The abstract states, "The policy of maintaining tight control of domestic energy prices has characterized the political and economic environment in most Arab countries, together with many other parts of the world, for decades. The objectives behind such a policy range from overall welfare objectives such as expanding energy access and protecting poor households' incomes; to economic development objectives such as fostering industrial growth and smoothing domestic consumption; and to political considerations, including the distribution of oil and natural gas rents in resource-rich countries.
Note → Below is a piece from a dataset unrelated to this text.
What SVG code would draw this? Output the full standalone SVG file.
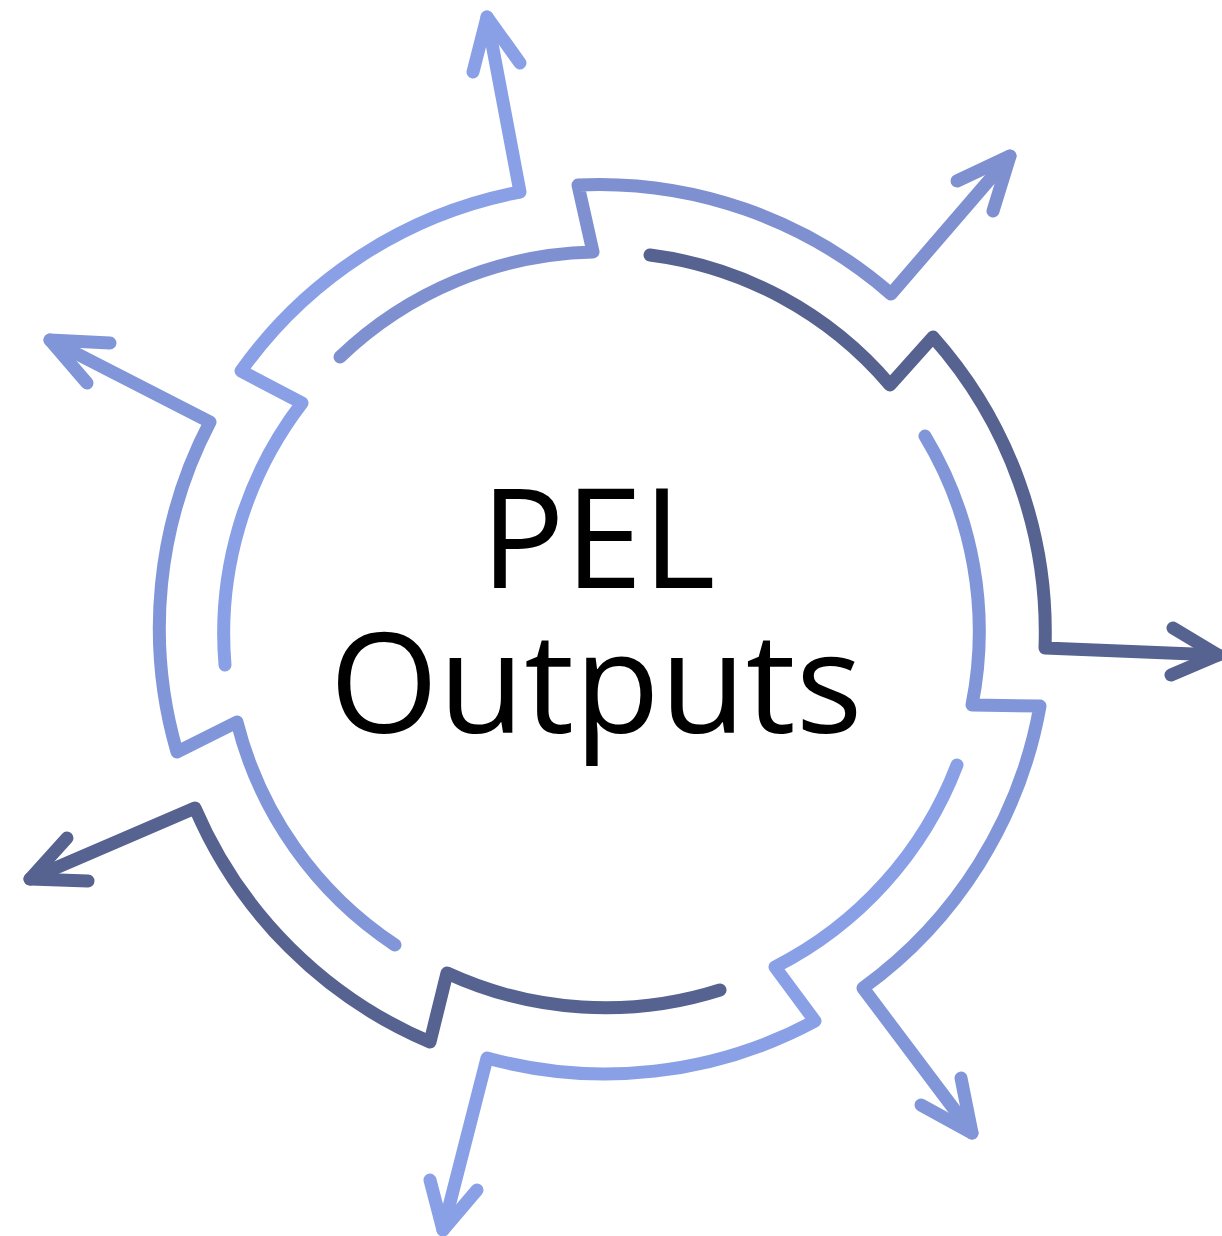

While energy subsidies may be seen as achieving some of a country's objectives, this paper argues they are a costly and inefficient way of doing so. Energy subsidies distort price signals, with serious implications on efficiency and the optimal allocation of resources. Energy subsidies also tend to be regressive, with high-income households and industries benefiting proportionately most from low energy prices. However, despite such adverse effects, energy subsidies constitute an important social safety net for the poor in many parts of the Arab world, and any attempts to reduce or eliminate them in the absence of compensatory programmes would lead to a decline in households' welfare and erode the competitiveness of certain industries. Therefore, a critical factor for successful reforms will be the ability of governments to compensate their populations for the reduction or removal of subsidies through carefully designed mitigation measures that protect the poorest and assist the economy in its long-term adaptation. We argue that a reform of energy pricing mechanisms in the Arab world may be seen as beneficial from more than one perspective, and as offering potential paths for reform. Nevertheless, this paper recognizes that the current political climate in the region will render the reform of domestic energy prices difficult in practice, such that reform may indeed be a medium- to long-term endeavour."